Task instructions:
Leaving out all pictures, reproduce the entries below exactly, from the first line through the line that contains "lw=3.2, label='Total', solid_capstyle='round')".

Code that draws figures

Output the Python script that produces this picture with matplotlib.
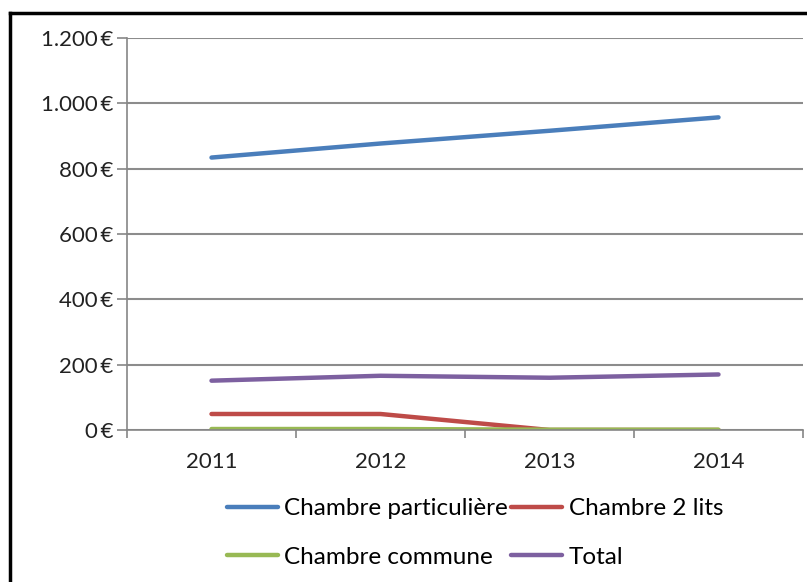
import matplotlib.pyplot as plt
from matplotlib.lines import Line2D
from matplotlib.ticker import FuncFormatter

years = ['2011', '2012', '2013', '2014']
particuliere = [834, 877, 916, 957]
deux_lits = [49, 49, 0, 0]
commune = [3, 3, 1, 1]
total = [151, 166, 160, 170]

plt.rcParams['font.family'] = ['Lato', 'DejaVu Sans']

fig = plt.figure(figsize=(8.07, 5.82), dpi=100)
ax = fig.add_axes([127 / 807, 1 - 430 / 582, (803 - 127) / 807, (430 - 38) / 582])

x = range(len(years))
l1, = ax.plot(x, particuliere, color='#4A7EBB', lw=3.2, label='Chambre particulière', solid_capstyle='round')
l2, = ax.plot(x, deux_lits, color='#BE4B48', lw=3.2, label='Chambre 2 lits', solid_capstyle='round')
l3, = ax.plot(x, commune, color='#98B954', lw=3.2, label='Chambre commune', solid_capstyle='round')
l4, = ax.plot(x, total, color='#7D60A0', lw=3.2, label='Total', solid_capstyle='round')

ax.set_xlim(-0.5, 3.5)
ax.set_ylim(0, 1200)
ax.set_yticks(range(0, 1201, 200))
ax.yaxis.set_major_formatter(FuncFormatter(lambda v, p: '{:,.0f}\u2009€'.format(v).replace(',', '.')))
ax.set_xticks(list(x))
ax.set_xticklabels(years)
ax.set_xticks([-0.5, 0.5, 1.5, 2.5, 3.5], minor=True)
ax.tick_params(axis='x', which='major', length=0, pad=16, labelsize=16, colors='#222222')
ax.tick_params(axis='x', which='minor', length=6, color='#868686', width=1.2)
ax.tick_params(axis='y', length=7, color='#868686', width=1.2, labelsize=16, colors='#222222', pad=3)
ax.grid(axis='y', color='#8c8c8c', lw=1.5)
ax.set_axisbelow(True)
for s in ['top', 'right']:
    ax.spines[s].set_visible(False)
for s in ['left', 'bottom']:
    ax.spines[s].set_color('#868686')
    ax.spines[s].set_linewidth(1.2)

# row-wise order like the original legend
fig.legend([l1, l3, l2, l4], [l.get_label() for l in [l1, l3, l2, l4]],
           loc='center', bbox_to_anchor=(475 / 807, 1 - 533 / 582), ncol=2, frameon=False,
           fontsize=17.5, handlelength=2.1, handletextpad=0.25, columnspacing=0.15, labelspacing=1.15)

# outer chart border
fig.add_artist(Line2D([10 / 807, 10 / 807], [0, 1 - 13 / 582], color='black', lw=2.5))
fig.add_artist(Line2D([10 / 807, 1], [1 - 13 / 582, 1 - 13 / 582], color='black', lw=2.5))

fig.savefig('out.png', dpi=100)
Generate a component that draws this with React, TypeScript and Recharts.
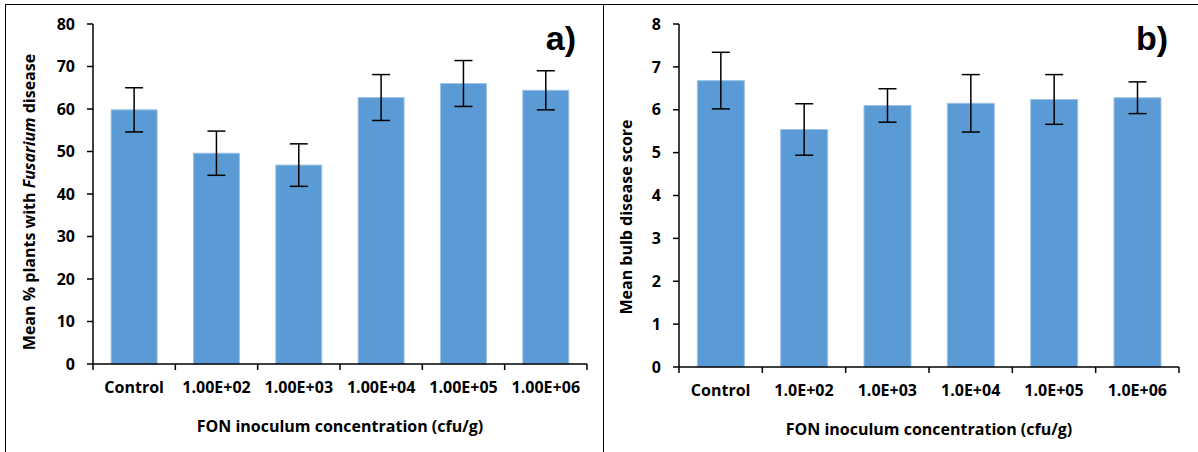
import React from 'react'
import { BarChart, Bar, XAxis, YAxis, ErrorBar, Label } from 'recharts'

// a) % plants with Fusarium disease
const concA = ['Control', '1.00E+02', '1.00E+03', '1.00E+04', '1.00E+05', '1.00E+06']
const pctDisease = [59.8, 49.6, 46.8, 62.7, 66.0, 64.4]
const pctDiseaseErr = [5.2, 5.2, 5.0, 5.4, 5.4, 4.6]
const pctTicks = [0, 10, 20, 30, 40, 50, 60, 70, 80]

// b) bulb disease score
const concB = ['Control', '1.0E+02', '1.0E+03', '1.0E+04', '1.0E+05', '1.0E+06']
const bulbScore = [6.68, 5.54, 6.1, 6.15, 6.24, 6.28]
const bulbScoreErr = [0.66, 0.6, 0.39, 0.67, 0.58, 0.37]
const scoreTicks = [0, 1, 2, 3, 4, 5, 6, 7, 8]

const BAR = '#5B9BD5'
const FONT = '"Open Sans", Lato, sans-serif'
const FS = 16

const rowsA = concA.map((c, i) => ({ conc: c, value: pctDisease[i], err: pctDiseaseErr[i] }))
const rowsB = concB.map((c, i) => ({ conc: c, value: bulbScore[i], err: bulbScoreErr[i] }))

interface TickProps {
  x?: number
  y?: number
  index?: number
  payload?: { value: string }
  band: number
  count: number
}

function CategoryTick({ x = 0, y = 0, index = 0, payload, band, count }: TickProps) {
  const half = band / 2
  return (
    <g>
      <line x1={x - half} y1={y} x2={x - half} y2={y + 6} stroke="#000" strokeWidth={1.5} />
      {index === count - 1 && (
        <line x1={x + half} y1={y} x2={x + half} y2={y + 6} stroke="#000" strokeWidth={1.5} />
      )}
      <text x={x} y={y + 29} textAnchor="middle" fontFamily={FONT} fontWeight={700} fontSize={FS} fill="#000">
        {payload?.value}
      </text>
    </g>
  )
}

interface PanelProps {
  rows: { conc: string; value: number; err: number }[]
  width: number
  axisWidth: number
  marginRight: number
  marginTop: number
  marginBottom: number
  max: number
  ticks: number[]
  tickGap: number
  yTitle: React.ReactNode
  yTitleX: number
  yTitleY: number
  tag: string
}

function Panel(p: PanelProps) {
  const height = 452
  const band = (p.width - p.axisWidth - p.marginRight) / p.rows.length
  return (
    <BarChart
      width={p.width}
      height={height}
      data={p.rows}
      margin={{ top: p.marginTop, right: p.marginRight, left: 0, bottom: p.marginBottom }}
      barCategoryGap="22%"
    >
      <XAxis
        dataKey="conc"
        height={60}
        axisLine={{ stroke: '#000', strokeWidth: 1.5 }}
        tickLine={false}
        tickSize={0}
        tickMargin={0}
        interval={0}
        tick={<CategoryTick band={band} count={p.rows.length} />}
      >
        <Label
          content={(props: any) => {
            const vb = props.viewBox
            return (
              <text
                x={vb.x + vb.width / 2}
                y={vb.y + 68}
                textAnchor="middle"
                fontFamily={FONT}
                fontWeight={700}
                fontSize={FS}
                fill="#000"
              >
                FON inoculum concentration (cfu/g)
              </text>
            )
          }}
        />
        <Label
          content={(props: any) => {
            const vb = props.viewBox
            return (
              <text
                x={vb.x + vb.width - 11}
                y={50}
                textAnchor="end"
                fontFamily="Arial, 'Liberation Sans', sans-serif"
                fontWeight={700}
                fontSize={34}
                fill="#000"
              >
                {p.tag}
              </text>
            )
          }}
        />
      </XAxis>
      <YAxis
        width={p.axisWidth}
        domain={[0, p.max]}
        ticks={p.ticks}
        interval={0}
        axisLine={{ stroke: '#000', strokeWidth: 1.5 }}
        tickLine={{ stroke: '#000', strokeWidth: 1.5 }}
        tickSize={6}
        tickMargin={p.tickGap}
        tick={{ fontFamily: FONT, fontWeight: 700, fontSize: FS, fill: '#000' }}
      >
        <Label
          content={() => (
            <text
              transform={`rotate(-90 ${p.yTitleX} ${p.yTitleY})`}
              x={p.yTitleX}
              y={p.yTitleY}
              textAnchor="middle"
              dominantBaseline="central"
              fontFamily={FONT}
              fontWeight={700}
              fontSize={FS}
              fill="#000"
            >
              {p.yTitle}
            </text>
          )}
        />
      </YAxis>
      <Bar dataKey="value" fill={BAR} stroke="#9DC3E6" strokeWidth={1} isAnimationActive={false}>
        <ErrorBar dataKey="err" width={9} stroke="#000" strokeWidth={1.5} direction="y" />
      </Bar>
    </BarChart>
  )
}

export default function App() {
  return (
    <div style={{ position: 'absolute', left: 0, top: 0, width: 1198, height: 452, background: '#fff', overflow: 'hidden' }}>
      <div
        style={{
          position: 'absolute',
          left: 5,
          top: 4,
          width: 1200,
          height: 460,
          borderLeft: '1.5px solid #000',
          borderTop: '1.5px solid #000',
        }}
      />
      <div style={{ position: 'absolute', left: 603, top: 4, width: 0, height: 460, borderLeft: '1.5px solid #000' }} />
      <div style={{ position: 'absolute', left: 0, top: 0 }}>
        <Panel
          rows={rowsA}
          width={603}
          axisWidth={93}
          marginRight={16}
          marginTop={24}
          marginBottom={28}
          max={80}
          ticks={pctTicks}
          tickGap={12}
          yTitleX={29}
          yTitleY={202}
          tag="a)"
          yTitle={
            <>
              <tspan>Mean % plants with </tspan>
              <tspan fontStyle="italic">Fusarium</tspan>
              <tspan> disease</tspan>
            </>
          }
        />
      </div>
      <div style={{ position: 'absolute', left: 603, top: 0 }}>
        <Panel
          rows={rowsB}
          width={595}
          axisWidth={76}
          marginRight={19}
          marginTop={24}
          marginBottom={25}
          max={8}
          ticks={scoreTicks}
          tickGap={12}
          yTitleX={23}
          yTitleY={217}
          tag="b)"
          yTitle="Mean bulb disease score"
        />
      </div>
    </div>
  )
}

Output of the task:
Output the Python script that produces this picture with matplotlib.
import matplotlib.pyplot as plt
from matplotlib.lines import Line2D
from matplotlib.ticker import FuncFormatter

years = ['2011', '2012', '2013', '2014']
particuliere = [834, 877, 916, 957]
deux_lits = [49, 49, 0, 0]
commune = [3, 3, 1, 1]
total = [151, 166, 160, 170]

plt.rcParams['font.family'] = ['Lato', 'DejaVu Sans']

fig = plt.figure(figsize=(8.07, 5.82), dpi=100)
ax = fig.add_axes([127 / 807, 1 - 430 / 582, (803 - 127) / 807, (430 - 38) / 582])

x = range(len(years))
l1, = ax.plot(x, particuliere, color='#4A7EBB', lw=3.2, label='Chambre particulière', solid_capstyle='round')
l2, = ax.plot(x, deux_lits, color='#BE4B48', lw=3.2, label='Chambre 2 lits', solid_capstyle='round')
l3, = ax.plot(x, commune, color='#98B954', lw=3.2, label='Chambre commune', solid_capstyle='round')
l4, = ax.plot(x, total, color='#7D60A0', lw=3.2, label='Total', solid_capstyle='round')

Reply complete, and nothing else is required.